I am particularly interested in narrow-gauge railways, which usually have a unique character of their own. Apart from my trips abroad, I have been a volunteer at Dampf-Kleinbahn Mühlenstroth in my spare time now for over 35 years. This small steam-operated, narrow-gauge railway will soon be celebrating its 50th jubilee, and I will be reporting on that in another edition. 

Although the Deutsche Bahn officially said good-bye to steam back in 1977, and the East German Deutsche Reichsbahn did so in 1988, various narrow-gauge railways still offer steam rides today – alongside the railcars / passenger trains hauled by diesel locos. Steam-powered rides are offered by the Harz narrow-gauge railways, Mecklenburg coastal railway and Rügen coastal railway which both cater for seaside resorts, and the Saxon railways Fichtelbergbahn, Weißeritztalbahn, Lößnitzgrundbahn and Zittau narrow-gauge. Diesel railcars/passenger trains obviously also run in rush hours and in school transport, and the service portfolio is rounded off by many voluntarily-run museum railways which offer interested parties rides on steam trains on selected weekends.

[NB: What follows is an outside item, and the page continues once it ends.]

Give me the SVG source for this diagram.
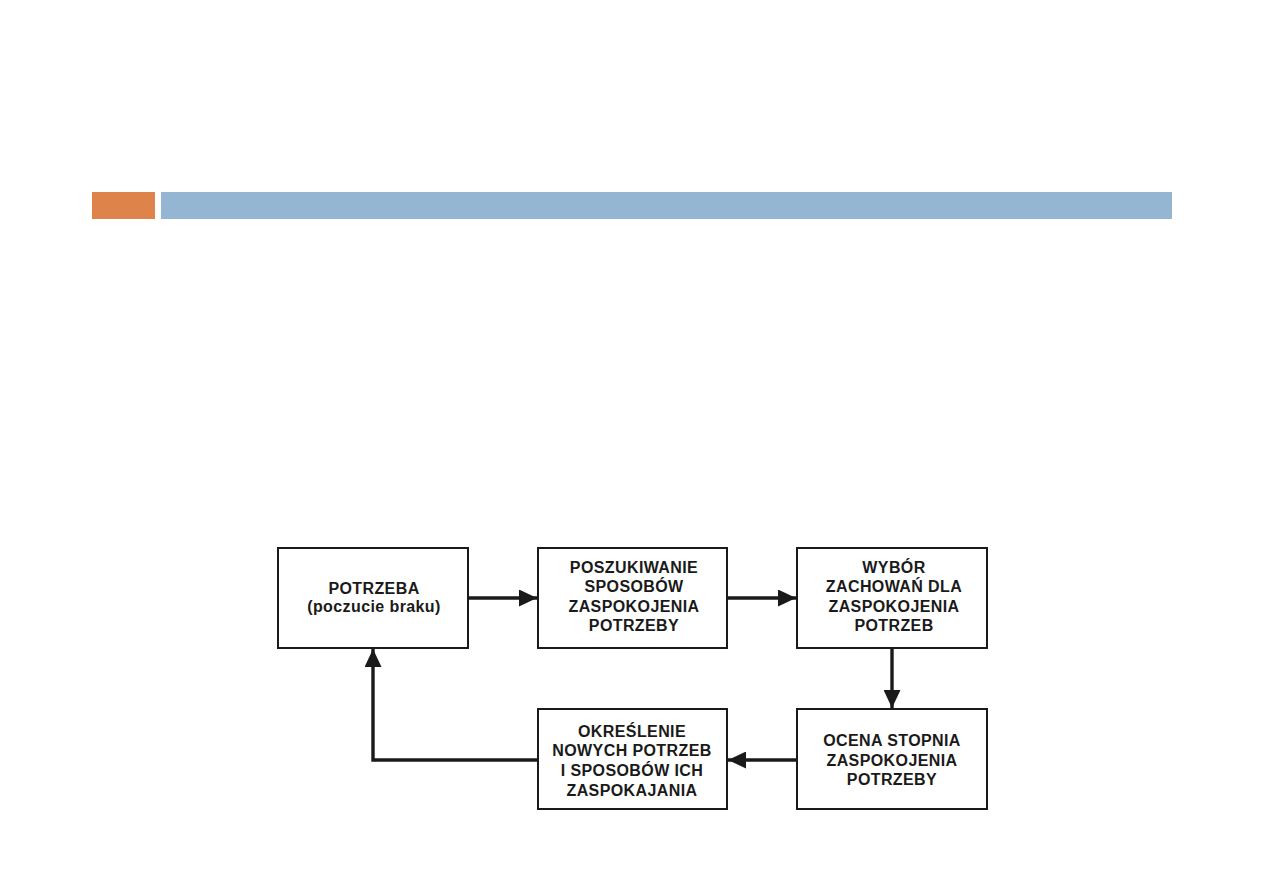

Narrow-gauge railways come with different gauges. Field railways (e.g. in brickyards, sand pits and peat works) generally use the narrow 600 mm gauge, but there were also so-called Kleinbahnen (small light railways) with passenger and freight traffic in this gauge. The Kleinbahnen in Saxony and on Rügen have a gauge of 750 mm. Bad Doberan’s Molli has a rather rare gauge width of 900 mm. Germany’s widest gauge found on a narrow-gauge railway is the 1000 mm gauge on the Harz Railways.